The Higher Education Opportunity Act of 2008 amended the law to require that, starting in 2014, sanctions against institutions with high cohort default rates would be based on the three-year cohort default rates.
All institutions with a default rate that is equal to or greater than 30 percent must establish a default prevention task force that prepares a plan to identify the factors causing the school’s cohort default rate to exceed 30 percent and submit the plan to the Department.
The Department’s Federal Student Aid (FSA) office provides extensive assistance to higher education institutions, including webinars and online training; state, regional and national association training forums, and face-to-face training events.

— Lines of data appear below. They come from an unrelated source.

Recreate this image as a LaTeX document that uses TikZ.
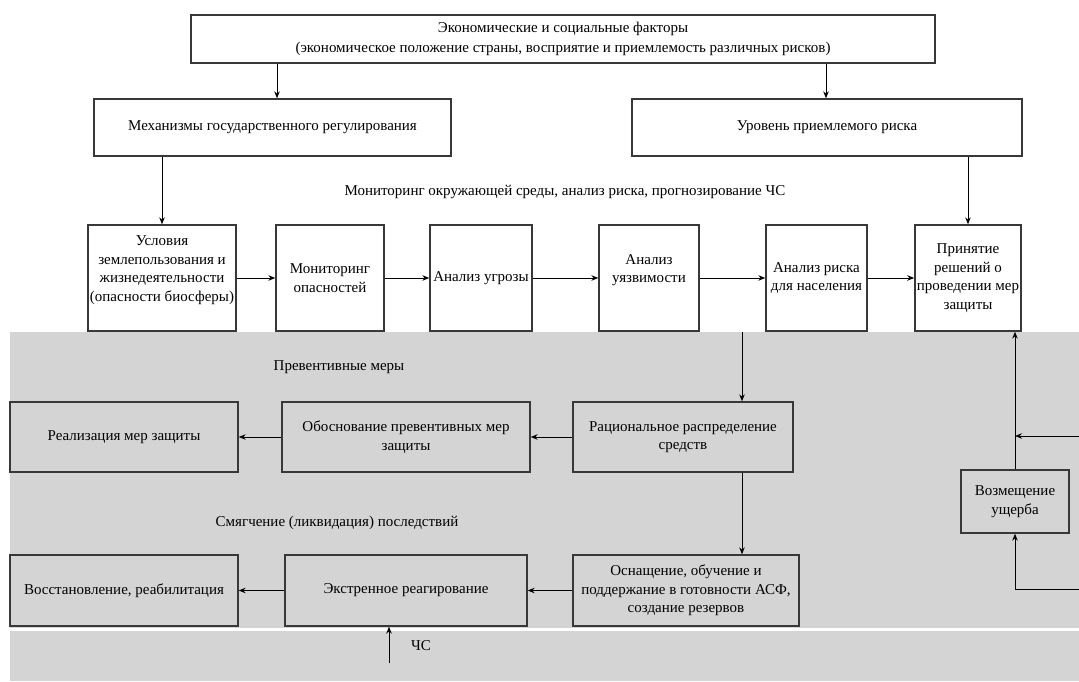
\documentclass[tikz,border=0pt]{standalone}
\usepackage{fontspec}
\setmainfont{Liberation Serif}
\usetikzlibrary{arrows.meta}
\definecolor{bggray}{RGB}{212,212,212}
\begin{document}
\begin{tikzpicture}[x=1pt,y=-1pt,
  box/.style={draw=black!78, line width=1.3pt, rectangle, align=center, inner sep=2pt,
              font=\fontsize{15}{18.5}\selectfont},
  conn/.style={draw=black, line width=1pt, -{Stealth[length=7pt,width=5.5pt]}},
  plain/.style={draw=black, line width=1pt},
  lbl/.style={font=\fontsize{15}{18}\selectfont, inner sep=0pt}]
\useasboundingbox (0,0) rectangle (1079,681);
% background of lower part
\fill[bggray] (10,332) rectangle (1079,681);
\fill[white] (10,627.5) rectangle (1079,631);

% top level
\node[box, minimum width=744, minimum height=48, font=\fontsize{15}{20}\selectfont] (econ) at (563,39)
  {Экономические и социальные факторы\\(экономическое положение страны, восприятие и приемлемость различных рисков)};
\node[box, minimum width=357, minimum height=57] (mech) at (272.5,127.5) {Механизмы государственного регулирования};
\node[box, minimum width=390, minimum height=57] (level) at (827,127.5) {Уровень приемлемого риска};

\node[lbl] (monlbl) at (565,192) {Мониторинг окружающей среды, анализ риска, прогнозирование ЧС};

% middle row
\node[box, minimum width=144, minimum height=106] (usl) at (162,278)
  {Условия\\землепользования и\\жизнедеятельности\\(опасности биосферы)\\\mbox{}};
\node[box, minimum width=108, minimum height=106] (mon) at (330,278) {Мониторинг\\опасностей};
\node[box, minimum width=102, minimum height=106] (ugr) at (481,278) {Анализ угрозы};
\node[box, minimum width=100, minimum height=106] (uyaz) at (649,278) {Анализ\\уязвимости\\\mbox{}};
\node[box, minimum width=101, minimum height=106] (risk) at (816.5,278) {Анализ риска\\для населения};
\node[box, minimum width=106, minimum height=106] (prin) at (968,278) {Принятие\\решений о\\проведении мер\\защиты};

% preventive
\node[lbl] (prevlbl) at (339,367) {Превентивные меры};
\node[box, minimum width=228, minimum height=70] (real) at (124,437) {Реализация мер защиты};
\node[box, minimum width=248, minimum height=70] (obos) at (406,437) {Обоснование превентивных мер\\защиты};
\node[box, minimum width=220, minimum height=70] (rac) at (683,437) {Рациональное распределение\\средств};
\node[box, minimum width=108, minimum height=63] (vozm) at (1015,501.5) {Возмещение\\ущерба};

% mitigation
\node[lbl] (mitlbl) at (337,523) {Смягчение (ликвидация) последствий};
\node[box, minimum width=228, minimum height=71] (vosst) at (124,590.5) {Восстановление, реабилитация};
\node[box, minimum width=242, minimum height=71] (ekst) at (406,590.5) {Экстренное реагирование};
\node[box, minimum width=226, minimum height=71] (osn) at (686,590.5) {Оснащение, обучение и\\поддержание в готовности АСФ,\\создание резервов};

\node[lbl] (cslbl) at (421,646) {ЧС};

% helper coordinates
\coordinate (xa) at (277,0);
\coordinate (xb) at (826,0);
\coordinate (dist) at (742,332);
\coordinate (rin1) at (1079,436);
\coordinate (rin2) at (1079,589);
\coordinate (cs) at (389,663);

% connectors
\draw[conn] (econ.south -| xa) -- (mech.north -| xa);
\draw[conn] (econ.south -| xb) -- (level.north -| xb);
\draw[conn] (mech.south -| usl.north) -- (usl.north);
\draw[conn] (level.south -| prin.north) -- (prin.north);
\draw[conn] (usl.east) -- (mon.west);
\draw[conn] (mon.east) -- (ugr.west);
\draw[conn] (ugr.east) -- (uyaz.west);
\draw[conn] (uyaz.east) -- (risk.west);
\draw[conn] (risk.east) -- (prin.west);
\draw[conn] (dist) -- (rac.north -| dist);
\draw[conn] (rac.south -| dist) -- (osn.north -| dist);
\draw[conn] (rac.west) -- (obos.east);
\draw[conn] (obos.west) -- (real.east);
\draw[conn] (osn.west) -- (ekst.east);
\draw[conn] (ekst.west) -- (vosst.east);
\draw[conn] (vozm.north) -- (vozm.north |- prin.south);
\draw[conn] (rin1) -- (rin1 -| vozm.north);
\draw[conn] (rin2) -| (vozm.south);
\draw[conn] (cs) -- (cs |- ekst.south);
\end{tikzpicture}
\end{document}
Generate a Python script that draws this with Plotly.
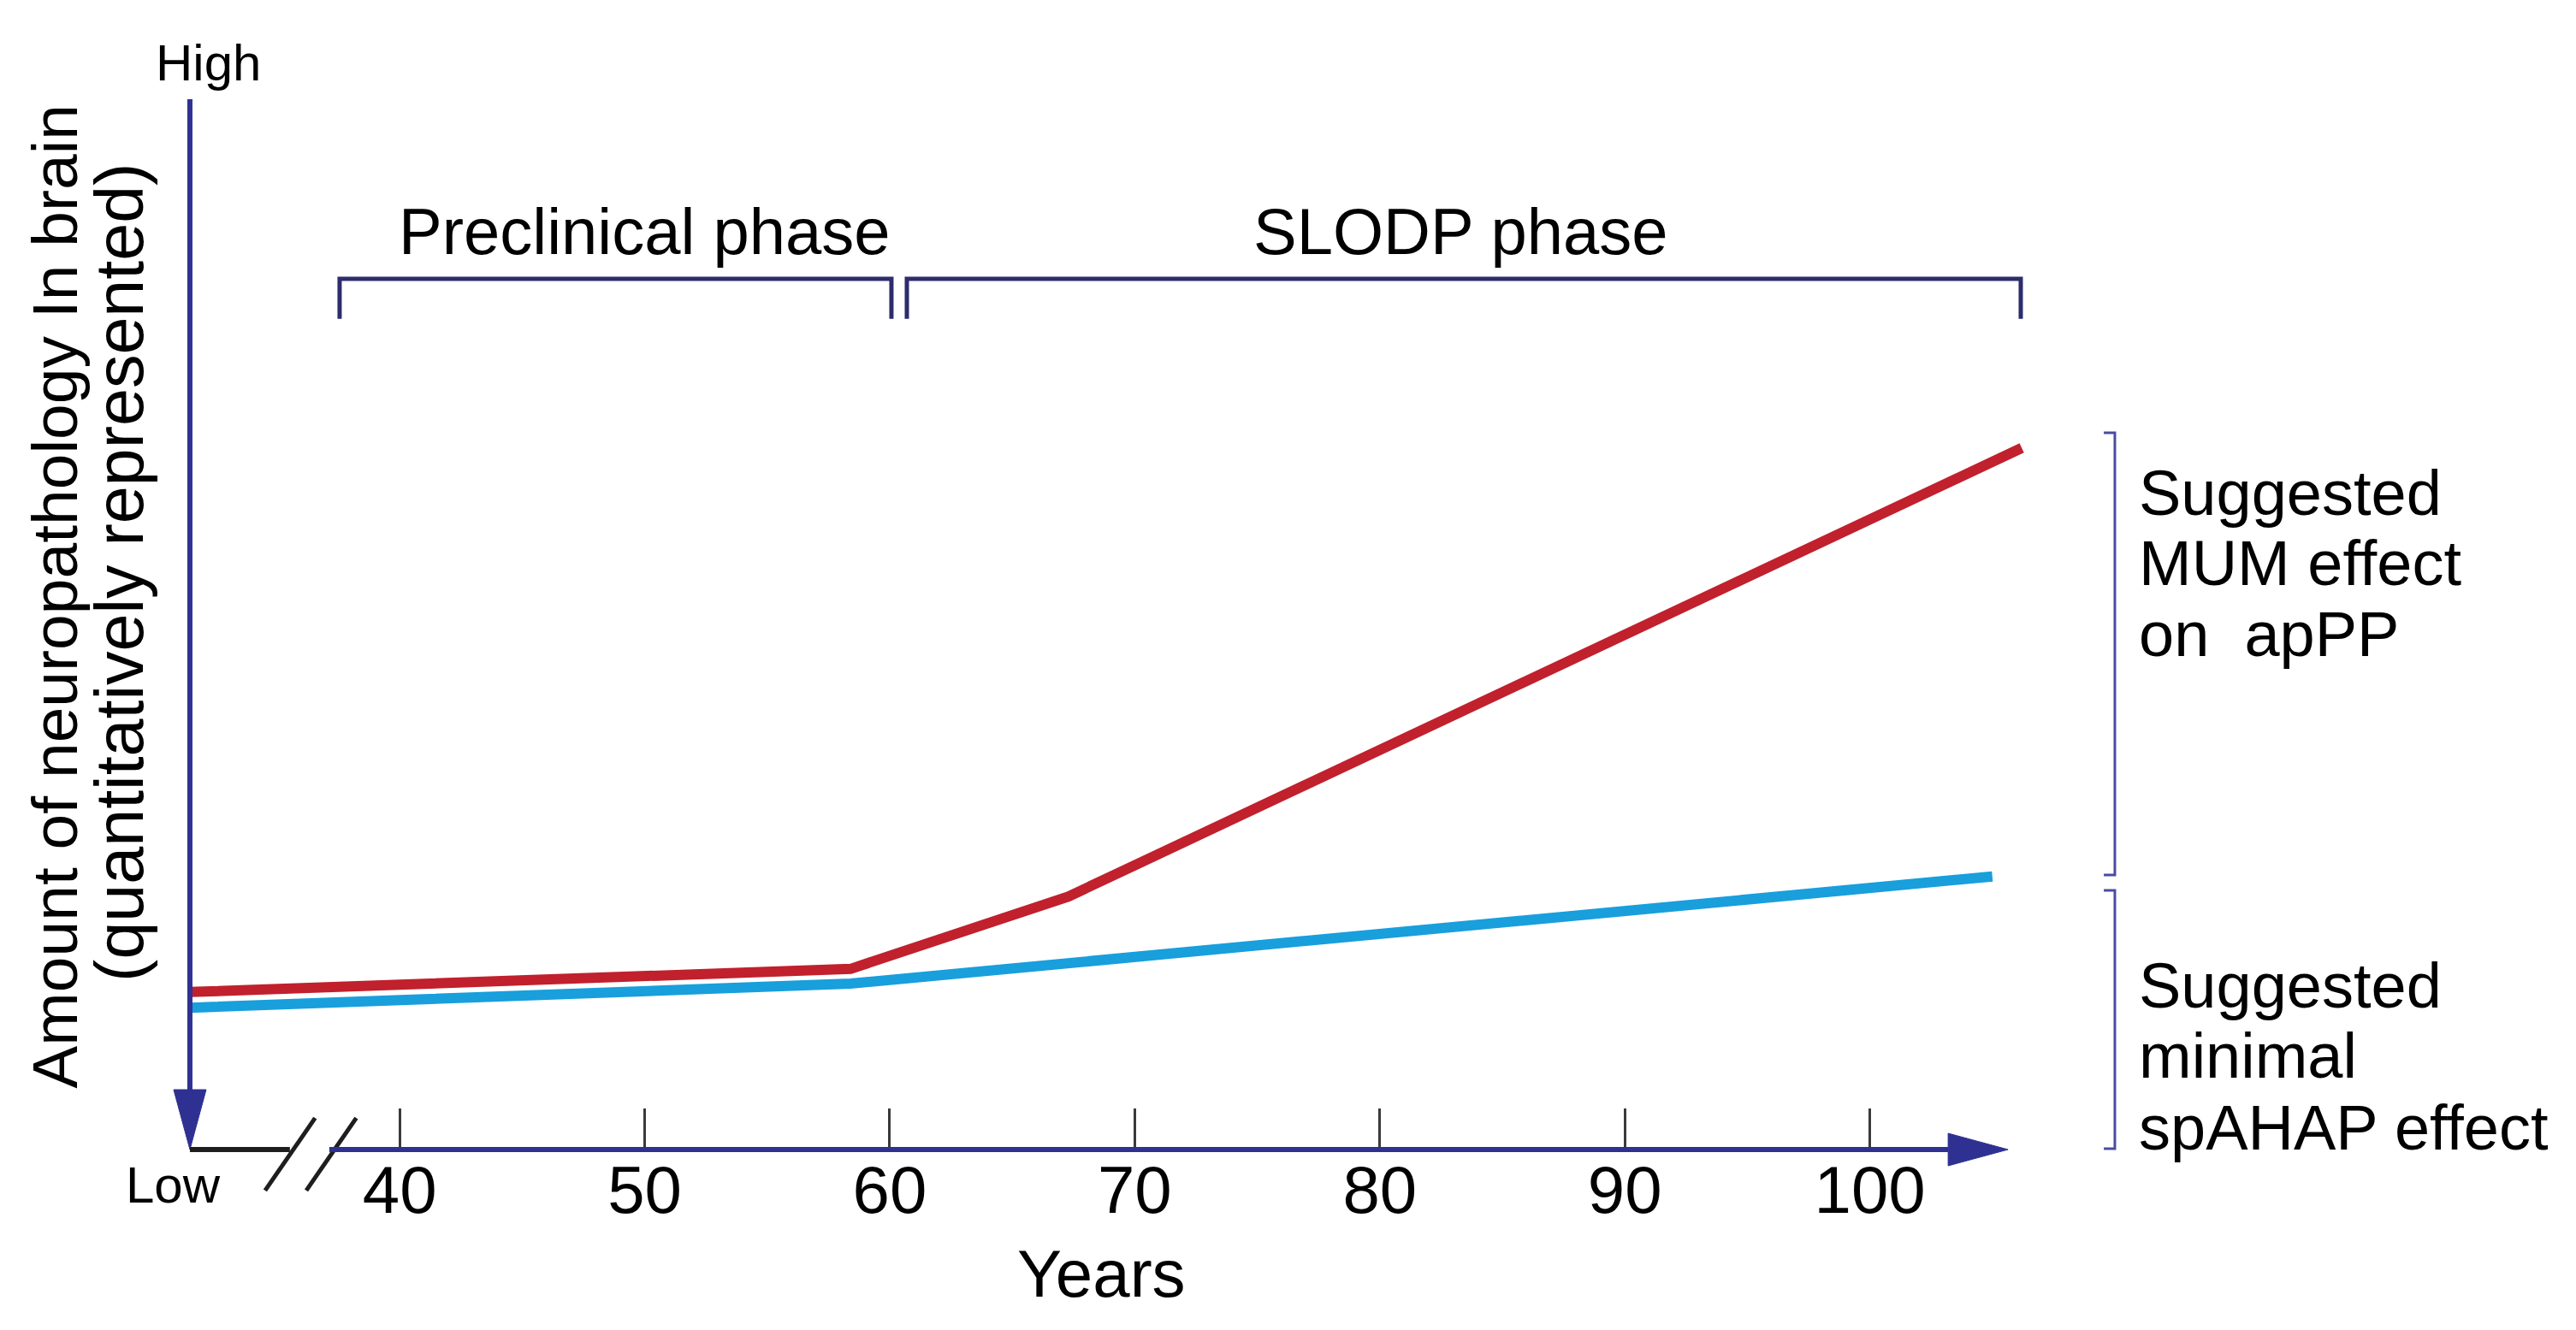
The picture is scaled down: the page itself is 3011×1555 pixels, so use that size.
import plotly.graph_objects as go

# ---------------- data ----------------
red_years = [31.44, 58.4, 67.3, 106.2]
red_values = [15.0, 17.2, 24.1, 66.8]
blue_years = [31.44, 58.4, 105.0]
blue_values = [13.5, 15.8, 26.0]

tick_years = [40, 50, 60, 70, 80, 90, 100]
tick_labels = ["40", "50", "60", "70", "80", "90", "100"]

phase_names = ["Preclinical phase", "SLODP phase"]
phase_starts = [37.55, 60.70]
phase_ends = [60.07, 106.16]
phase_label_x = [50.0, 83.3]

effect_lines = [["Suggested", "MUM effect", "on  apPP"],
                ["Suggested", "minimal", "spAHAP effect"]]
effect_tops = [68.24, 24.67]
effect_bottoms = [26.14, 0.08]
effect_text_y = [[62.5, 55.8, 49.1], [15.6, 8.9, 2.1]]

y_title_lines = ["Amount of neuropathology In brain", "(quantitatively represented)"]

# ---------------- layout calibration ----------------
W, H = 3011, 1555
X_RANGE = [23.69, 128.82]
Y_RANGE = [-17.18, 109.45]
PX_X = W / (X_RANGE[1] - X_RANGE[0])   # px per year
PX_Y = H / (Y_RANGE[1] - Y_RANGE[0])   # px per unit

AX0 = 31.44        # origin of axes (years)
Y_TOP = 100.0
X_TIP = 105.64
ARROW_LEN = 70     # px
ARROW_HALF = 19    # px

AXIS_BLUE = "#2E3192"
BRACKET = "#2D2C6C"
RIGHT_BRACKET = "#4B4BA3"
RED = "#C1202D"
CYAN = "#189FDC"
FONT = "Liberation Sans, Arial, Helvetica, sans-serif"

fig = go.Figure()

fig.add_trace(go.Scatter(x=blue_years, y=blue_values, mode="lines",
                         line=dict(color=CYAN, width=12), hoverinfo="skip"))
fig.add_trace(go.Scatter(x=red_years, y=red_values, mode="lines",
                         line=dict(color=RED, width=12), hoverinfo="skip"))

shapes = []
# y axis line + arrowhead
ay_base = ARROW_LEN / PX_Y
ay_half = ARROW_HALF / PX_X
shapes.append(dict(type="line", xref="x", yref="y", x0=AX0, x1=AX0, y0=Y_TOP, y1=ay_base,
                   line=dict(color=AXIS_BLUE, width=6)))
shapes.append(dict(type="path", xref="x", yref="y",
                   path=f"M {AX0-ay_half},{ay_base} L {AX0+ay_half},{ay_base} L {AX0},0 Z",
                   fillcolor=AXIS_BLUE, line=dict(color=AXIS_BLUE, width=1)))
# x axis: black stub, break, blue line + arrowhead
BREAK1 = 35.52
BREAK2 = 37.13
shapes.append(dict(type="line", xref="x", yref="y", x0=AX0, x1=BREAK1, y0=0, y1=0,
                   line=dict(color="#1E1E1E", width=6)))
for sx in [34.51, 36.19]:
    shapes.append(dict(type="line", xref="x", yref="y", x0=sx, x1=sx + 2.04, y0=-3.9, y1=3.0,
                       line=dict(color="#1E1E1E", width=5)))
ax_base = X_TIP - ARROW_LEN / PX_X
ax_half = ARROW_HALF / PX_Y
shapes.append(dict(type="line", xref="x", yref="y", x0=BREAK2, x1=ax_base, y0=0, y1=0,
                   line=dict(color=AXIS_BLUE, width=6)))
shapes.append(dict(type="path", xref="x", yref="y",
                   path=f"M {ax_base},{-ax_half} L {ax_base},{ax_half} L {X_TIP},0 Z",
                   fillcolor=AXIS_BLUE, line=dict(color=AXIS_BLUE, width=1)))

# phase brackets
BR_Y = 82.9
BR_TICK = 79.1
for s, e in zip(phase_starts, phase_ends):
    shapes.append(dict(type="path", xref="x", yref="y",
                       path=f"M {s},{BR_TICK} L {s},{BR_Y} L {e},{BR_Y} L {e},{BR_TICK}",
                       line=dict(color=BRACKET, width=5)))

# right brackets
RB_X = 110.0
RB_TICK = 109.55
for t, b in zip(effect_tops, effect_bottoms):
    shapes.append(dict(type="path", xref="x", yref="y",
                       path=f"M {RB_TICK},{t} L {RB_X},{t} L {RB_X},{b} L {RB_TICK},{b}",
                       line=dict(color=RIGHT_BRACKET, width=3)))

annotations = []
for name, xc in zip(phase_names, phase_label_x):
    annotations.append(dict(x=xc, y=87.4, xref="x", yref="y", text=name, showarrow=False,
                            xanchor="center", yanchor="middle", font=dict(size=76, color="black")))
for lines, ys in zip(effect_lines, effect_text_y):
    for txt, yy in zip(lines, ys):
        annotations.append(dict(x=110.9, y=yy, xref="x", yref="y", text=txt, showarrow=False,
                                xanchor="left", yanchor="middle", font=dict(size=74, color="black")))
annotations.append(dict(x=32.2, y=103.5, xref="x", yref="y", text="High", showarrow=False,
                        xanchor="center", yanchor="middle", font=dict(size=60, color="black")))
annotations.append(dict(x=30.76, y=-3.34, xref="x", yref="y", text="Low", showarrow=False,
                        xanchor="center", yanchor="middle", font=dict(size=60, color="black")))
annotations.append(dict(x=68.66, y=-11.8, xref="x", yref="y", text="Years", showarrow=False,
                        xanchor="center", yanchor="middle", font=dict(size=78, color="black")))
for txt, xx, yy, fs in zip(y_title_lines, [25.92, 28.58], [52.7, 54.9], [75, 79]):
    annotations.append(dict(x=xx, y=yy, xref="x", yref="y", text=txt, showarrow=False,
                            textangle=-90, xanchor="center", yanchor="middle",
                            font=dict(size=fs, color="black")))

fig.update_layout(
    width=W, height=H,
    margin=dict(l=0, r=0, t=0, b=0),
    paper_bgcolor="white", plot_bgcolor="white",
    showlegend=False,
    font=dict(family=FONT, color="black"),
    shapes=shapes, annotations=annotations,
    xaxis=dict(range=X_RANGE, anchor="free",
               position=(0 - Y_RANGE[0]) / (Y_RANGE[1] - Y_RANGE[0]),
               tickmode="array", tickvals=tick_years, ticktext=tick_labels,
               ticks="inside", ticklen=48, tickwidth=2.5, tickcolor="#3A3A3A",
               tickfont=dict(size=78, color="black", family=FONT),
               ticklabelstandoff=-5,
               showgrid=False, zeroline=False, showline=False, fixedrange=True),
    yaxis=dict(range=Y_RANGE, visible=False, showgrid=False, zeroline=False, fixedrange=True),
)

fig.write_html("out.html", config={"displayModeBar": False},
               post_script="document.body.style.margin='0px';")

In addition, the Department is taking steps to reinvent customer service for federal student loan borrowers to ensure that every borrower has the right to an affordable repayment plan like Pay As You Earn, quality customer service, reliable information, and fair treatment as they repay their loans – objectives the President put forward in his Student Aid Bill of Rights.
And in August, the Department launched a project to rigorously test the effectiveness of more flexible loan counseling policies on federal student loan borrowers. The experiment will allow colleges to require, as a condition to receiving Direct Loan funds, loan counseling to students beyond the statutorily required one-time entrance and one-time exit counseling.
The results will help determine whether requiring additional loan counseling is effective in boosting academic outcomes and helping students manage their debt.